Иногда мы слишком много интерпретируем и анализируем: взаимоотношения с другими, полученные опыты, сновидения и прочее. Ум ввязывается в это и получает таким образом наслаждение. Это не возбраняется, однако если это воспринимается всерьез и теряется присутствие, то это неправильно. Лучше оставить такое мышление и объекты мышления.
«Оставаться невинным, как младенец» означает не быть схваченным собственным различением. Какое все это имеет значение? Это подобно тому, как паук, выпуская из себя паутину, затем сам в ней запутался. Таким же образом наши мысли и энергии, выходя из нас, нас же и запутывают. Мы слишком вдаемся в анализ, оценку, суждение, порождаем прошлый опыт, поэтому наши умы подобны запутанным клубкам, и мы сами уже не знаем, как из этого выбраться.
Путь созерцательного присутствия – это предельная простота. Не в смысле глупости, а в том смысле, что нет ничего искусственного. Это запредельность, в которую не привносится что-то искусственное, которая сродни невинности младенца.
Далее Сараха говорит:
«Ум нельзя рассматривать как внешнюю или внутреннюю реальность».

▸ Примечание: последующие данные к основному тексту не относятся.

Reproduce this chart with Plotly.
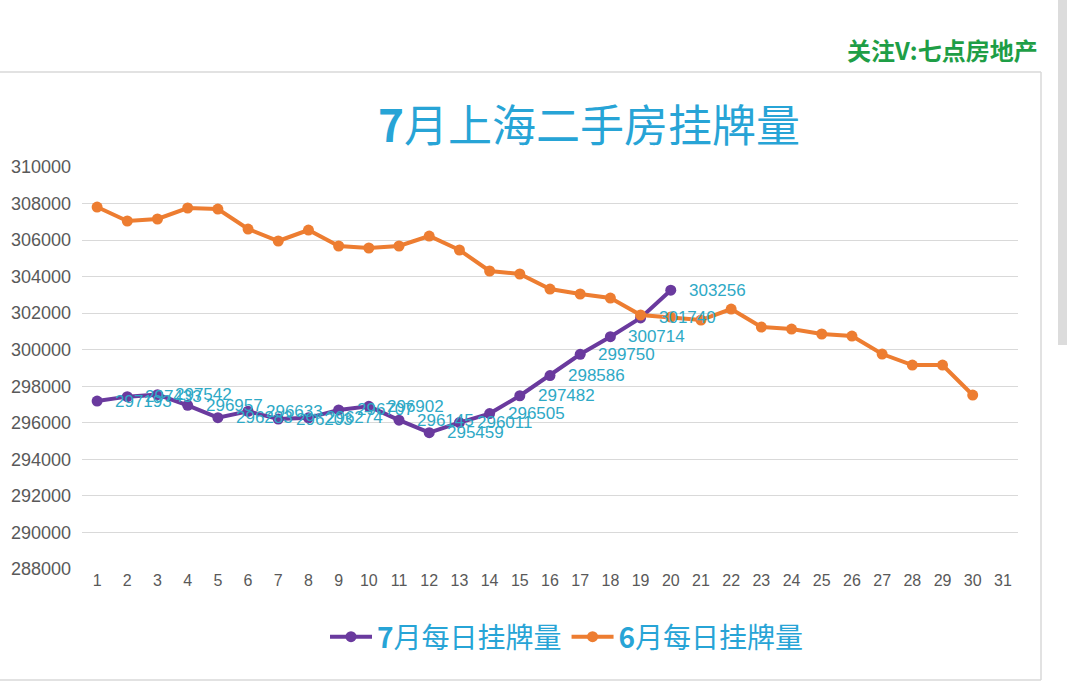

Вначале мы думаем, что реализация должна произойти внутри, поскольку мы слышали, что все дело внутри нашего сознания. Иногда, испытав какой-нибудь опыт, мы держимся за него, удерживая его внутри, вместо того чтобы распахнуть свой ум. Такое удержание опыта может быть еще одним хорошим предлогом держать свой ум в коконе, скукоженным. Мы не можем раскрыться, распахнуть ум, считая свой опыт чем-то ценным, мы бережем его, вместо того чтобы научиться отпускать. Иногда духовный опыт может тоже хорошо укреплять ложное эго.
Однако исконное «Я» – это не внешнее и не внутреннее, это отсутствие обоих. Когда мы перестаем держаться за внешнюю реальность, мы становимся монахами; когда мы перестаем держаться за внутреннюю реальность, мы становимся пустыми. Тогда внутреннее и внешнее начинают смешиваться.
Текст:
«Тот, кто оставляет мышление и объект мысли,
находится в естественном состоянии ума,
распевая песню неразрушимости».
Оставить мышление – это значит позволить уму двигаться и проявляться так, как он существует, совершенно не привязываться, а вместо этого погрузиться в недвойственное видение. Тогда внезапно мы видим, что оно неразрушимо. Мышление – внутри, объекты и мысли – вовне, и эти вещи связаны. Когда мы перестаем допускать мышление внутри, объекты вовне также исчезают.